Over five decades, since the mid-1970s, Barbara Kruger has been challenging the hierarchies of power and control in works that often combine visual and written language. Using her singular graphic style, Kruger loves to probe aspects of identity, desire and consumerism that are embedded in our everyday lives.
Considered one of the most incisive and courageous artists working today, Kruger's art is rooted in graphic design and publishing. In 1965, she attended the Parsons School of Design in New York and then spent ten years in graphic design for magazines and freelance picture editing as well as designing book covers for various writers and publishing houses. She also wrote columns on film, music and television for magazines such as Artforum.
It was in 1969 that Kruger started creating large wall hangings incorporating various materials such as beads, yarn and ribbons. It was a "feminist reclamation of craft" back then and many of her works appeared in the Whitney Biennial in 1973. But her crocheting and sewing didn't last, as she took a break from her artistic practice, moving to California to teach.
It wasn't until 1977 when she returned to art and New York City that she developed more of what we see today: combining images with assertive text, often in white against a red backdrop in her signature style of Futura Bold. Her most recognisable slogans include "I shop therefore I am" and "You are not yourself". She told Schirn magazine in 2010, "I work with pictures and words because they have the ability to determine who we are and who we aren't."

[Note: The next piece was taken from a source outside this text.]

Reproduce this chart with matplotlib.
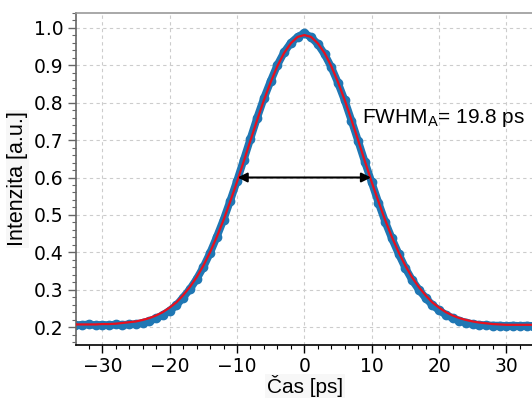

Wielding the power of art, Kruger went on to address conversations around feminism, consumerism and individualism, challenging how we think and behave. She has never been afraid to push boundaries. A poster in 1989 for the Women's March on Washington was in support of legal abortion and featured a woman's face contrasted in both negative and positive photographic reproductions with the text, "Your body is a battleground". Later, she created something similar for the Wexner Center for the Arts and the next day, a billboard appeared adjacent to the artwork with an image depicting an eight-week-old fetus.
Now a new book entitled, Barbara Kruger: Thinking of You. I Mean Me. I Mean You, traces her forever evolving practice, revealing how she has adapted her work to suit the moment, site and context. We're talking everything from her analogue paste-ups of the 1980s to digital productions of the last two decades, including new works produced for current exhibitions in Chicago, Los Angeles and New York.
Also featured are singular works in vinyl, her large-scale room wraps, multichannel videos, site-specific installations and commissioned works. And you'll also enjoy a closer look at Kruger's site-specific works and how they've been applied to each venue. There's even a section of reprinted texts selected by the artist herself.
In these trying times, the book reminds us that Kruger's pictures and words remain as important as ever, shining a light on current affairs, cultural shifts, and the powers that be in a rapidly changing world. As she once said in an interview with Bomb magazine in 1982, "Pictures and words seem to become the rallying points for certain assumptions. There are assumptions of truth and falsity and I guess the narratives of falsity are called fictions. I replicate certain words and watch them stray from or coincide with the notions of fact and fiction."
Barbara Kruger: Thinking of You. I Mean Me. I Mean You is published by DelMonico Books/Los Angeles County Museum of Art and accompanies exhibitions at the Art Institute of Chicago, the Los Angeles County Museum of Art, and the Museum of Modern Art, New York.